Where do we think those social-deaf, micro-optimizing engineers come from?


> Or, you force socialization on a population that's increasingly turning inward, to the detriment of society in general.

College kids living in dorms are turning inward? Do you have proof of that or that is just a hunch?

> ... yet on the other complain about how architecture designed to promote socialization is unfair.

The goal of making architecture promote socialisation is great. The complaint is not about the aim. The complaint is about how it is achieved.

Bedrooms with no natural light or natural air circulation suck. We don't build houses like this because it is not a good idea.

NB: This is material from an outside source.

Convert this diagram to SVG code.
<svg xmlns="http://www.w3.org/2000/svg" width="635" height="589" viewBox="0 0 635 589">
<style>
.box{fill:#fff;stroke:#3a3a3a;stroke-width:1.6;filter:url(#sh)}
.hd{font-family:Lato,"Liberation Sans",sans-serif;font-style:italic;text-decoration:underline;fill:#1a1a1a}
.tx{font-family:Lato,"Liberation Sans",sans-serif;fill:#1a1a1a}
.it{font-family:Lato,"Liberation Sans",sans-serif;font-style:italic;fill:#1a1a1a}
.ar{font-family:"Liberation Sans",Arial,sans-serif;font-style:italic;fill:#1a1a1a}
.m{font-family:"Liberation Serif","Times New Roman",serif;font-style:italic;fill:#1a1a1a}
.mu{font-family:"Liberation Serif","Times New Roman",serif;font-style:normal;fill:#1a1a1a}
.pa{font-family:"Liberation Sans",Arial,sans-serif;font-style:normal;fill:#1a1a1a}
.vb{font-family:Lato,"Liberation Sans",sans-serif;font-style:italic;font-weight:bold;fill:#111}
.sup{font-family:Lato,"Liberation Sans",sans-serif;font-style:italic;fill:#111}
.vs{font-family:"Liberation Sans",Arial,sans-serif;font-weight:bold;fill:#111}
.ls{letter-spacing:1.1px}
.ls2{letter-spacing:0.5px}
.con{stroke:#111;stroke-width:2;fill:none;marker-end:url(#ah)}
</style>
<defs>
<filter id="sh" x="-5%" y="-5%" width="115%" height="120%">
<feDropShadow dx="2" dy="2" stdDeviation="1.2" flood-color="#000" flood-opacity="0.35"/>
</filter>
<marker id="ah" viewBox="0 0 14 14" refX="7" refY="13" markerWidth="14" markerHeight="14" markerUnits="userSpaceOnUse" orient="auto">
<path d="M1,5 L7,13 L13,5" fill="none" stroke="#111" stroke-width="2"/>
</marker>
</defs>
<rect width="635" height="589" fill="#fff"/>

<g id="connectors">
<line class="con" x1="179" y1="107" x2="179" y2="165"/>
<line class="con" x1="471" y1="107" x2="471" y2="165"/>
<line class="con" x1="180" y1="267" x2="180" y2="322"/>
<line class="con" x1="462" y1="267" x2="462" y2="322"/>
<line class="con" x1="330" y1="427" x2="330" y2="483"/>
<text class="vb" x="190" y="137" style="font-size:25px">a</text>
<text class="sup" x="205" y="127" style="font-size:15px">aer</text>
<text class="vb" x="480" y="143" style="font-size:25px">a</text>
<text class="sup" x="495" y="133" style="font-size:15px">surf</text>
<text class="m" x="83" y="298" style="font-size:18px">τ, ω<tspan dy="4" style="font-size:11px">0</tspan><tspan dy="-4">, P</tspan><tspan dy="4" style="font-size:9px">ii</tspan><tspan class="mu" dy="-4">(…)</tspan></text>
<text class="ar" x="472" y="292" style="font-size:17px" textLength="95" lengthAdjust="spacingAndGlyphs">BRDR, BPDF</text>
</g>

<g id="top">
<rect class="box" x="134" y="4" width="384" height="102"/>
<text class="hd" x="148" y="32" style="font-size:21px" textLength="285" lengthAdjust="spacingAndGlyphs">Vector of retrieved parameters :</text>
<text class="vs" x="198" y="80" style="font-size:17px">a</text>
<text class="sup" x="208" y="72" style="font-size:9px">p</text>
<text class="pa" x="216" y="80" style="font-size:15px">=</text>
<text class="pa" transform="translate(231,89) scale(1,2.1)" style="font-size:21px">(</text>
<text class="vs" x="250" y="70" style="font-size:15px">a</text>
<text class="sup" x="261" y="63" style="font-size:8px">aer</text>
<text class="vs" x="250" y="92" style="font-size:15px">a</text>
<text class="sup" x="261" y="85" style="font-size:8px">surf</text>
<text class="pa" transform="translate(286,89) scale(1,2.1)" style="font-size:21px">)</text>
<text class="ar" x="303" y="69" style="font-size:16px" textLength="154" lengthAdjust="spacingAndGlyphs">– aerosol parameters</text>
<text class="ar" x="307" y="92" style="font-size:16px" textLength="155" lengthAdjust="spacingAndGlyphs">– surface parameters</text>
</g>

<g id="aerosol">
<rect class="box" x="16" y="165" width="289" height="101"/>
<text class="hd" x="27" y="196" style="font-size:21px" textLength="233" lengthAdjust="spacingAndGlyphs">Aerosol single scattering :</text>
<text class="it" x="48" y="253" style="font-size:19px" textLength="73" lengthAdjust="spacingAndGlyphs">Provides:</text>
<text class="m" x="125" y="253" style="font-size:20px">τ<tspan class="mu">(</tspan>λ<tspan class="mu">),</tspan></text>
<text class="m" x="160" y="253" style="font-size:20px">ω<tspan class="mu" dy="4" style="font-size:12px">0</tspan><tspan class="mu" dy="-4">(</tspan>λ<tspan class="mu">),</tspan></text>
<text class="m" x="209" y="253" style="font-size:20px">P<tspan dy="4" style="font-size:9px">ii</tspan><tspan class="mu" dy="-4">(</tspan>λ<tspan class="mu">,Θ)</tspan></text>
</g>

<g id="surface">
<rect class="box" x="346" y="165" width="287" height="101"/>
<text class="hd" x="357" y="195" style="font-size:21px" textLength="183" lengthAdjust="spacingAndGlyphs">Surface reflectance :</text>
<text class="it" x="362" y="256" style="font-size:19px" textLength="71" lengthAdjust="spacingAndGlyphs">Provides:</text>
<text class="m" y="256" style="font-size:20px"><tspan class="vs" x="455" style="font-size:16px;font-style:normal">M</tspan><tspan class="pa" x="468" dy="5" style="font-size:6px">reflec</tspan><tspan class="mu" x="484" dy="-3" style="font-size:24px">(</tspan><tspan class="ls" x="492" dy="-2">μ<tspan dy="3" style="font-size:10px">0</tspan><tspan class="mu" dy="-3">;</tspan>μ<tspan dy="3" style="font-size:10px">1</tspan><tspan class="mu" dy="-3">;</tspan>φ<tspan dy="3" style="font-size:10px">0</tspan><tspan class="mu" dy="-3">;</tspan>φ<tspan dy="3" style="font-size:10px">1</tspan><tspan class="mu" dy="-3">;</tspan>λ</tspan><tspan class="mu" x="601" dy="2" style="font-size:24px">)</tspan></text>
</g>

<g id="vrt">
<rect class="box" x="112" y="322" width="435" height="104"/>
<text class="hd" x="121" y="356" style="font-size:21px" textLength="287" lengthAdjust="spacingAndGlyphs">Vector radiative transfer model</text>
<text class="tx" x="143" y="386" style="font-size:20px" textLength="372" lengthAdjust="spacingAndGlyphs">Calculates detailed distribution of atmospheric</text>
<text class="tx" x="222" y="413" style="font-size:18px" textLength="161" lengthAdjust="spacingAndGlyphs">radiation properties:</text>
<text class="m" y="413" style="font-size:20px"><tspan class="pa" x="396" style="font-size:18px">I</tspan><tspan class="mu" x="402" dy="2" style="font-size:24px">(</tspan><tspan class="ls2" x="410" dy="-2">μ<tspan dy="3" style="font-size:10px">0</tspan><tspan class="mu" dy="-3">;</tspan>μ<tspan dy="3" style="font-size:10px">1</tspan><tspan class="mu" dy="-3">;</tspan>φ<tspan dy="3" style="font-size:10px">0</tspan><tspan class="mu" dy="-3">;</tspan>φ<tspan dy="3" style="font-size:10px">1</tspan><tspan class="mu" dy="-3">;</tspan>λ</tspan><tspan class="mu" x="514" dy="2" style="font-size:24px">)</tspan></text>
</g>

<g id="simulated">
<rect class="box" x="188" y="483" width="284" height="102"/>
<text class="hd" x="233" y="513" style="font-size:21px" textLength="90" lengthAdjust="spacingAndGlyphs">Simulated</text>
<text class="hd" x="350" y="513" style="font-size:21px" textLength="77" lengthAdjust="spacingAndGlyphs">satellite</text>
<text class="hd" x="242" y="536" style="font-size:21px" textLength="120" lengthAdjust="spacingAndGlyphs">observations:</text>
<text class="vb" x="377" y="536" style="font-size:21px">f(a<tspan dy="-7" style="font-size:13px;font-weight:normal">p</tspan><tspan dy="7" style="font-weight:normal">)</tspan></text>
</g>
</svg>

Saying that your aim was to promote socialisation doesn't change that.


Among other things, architectural design makes decisions about how space is allocated and how it will probably be used. Of course, architects get things wrong. The dorm I lived in undergraduate did a fair bit well--and also had some common space that was sort of out of the way and was hardly ever used.

But one way or another, an architect is going to design things in a way that (they think) optimizes for certain behaviors and use whether that's socializing/collaborating or the maximum privacy/anonymity.


>Which is great except 50% of people are introverts and need space to recharge. How many people live like this in real life?

The vast majority of students? I don't think I knew a single person who lived without roommates when I was a university student. Freshman year nearly everybody shared a room with 1-2 other people, this new dorm would provide far more privacy than that.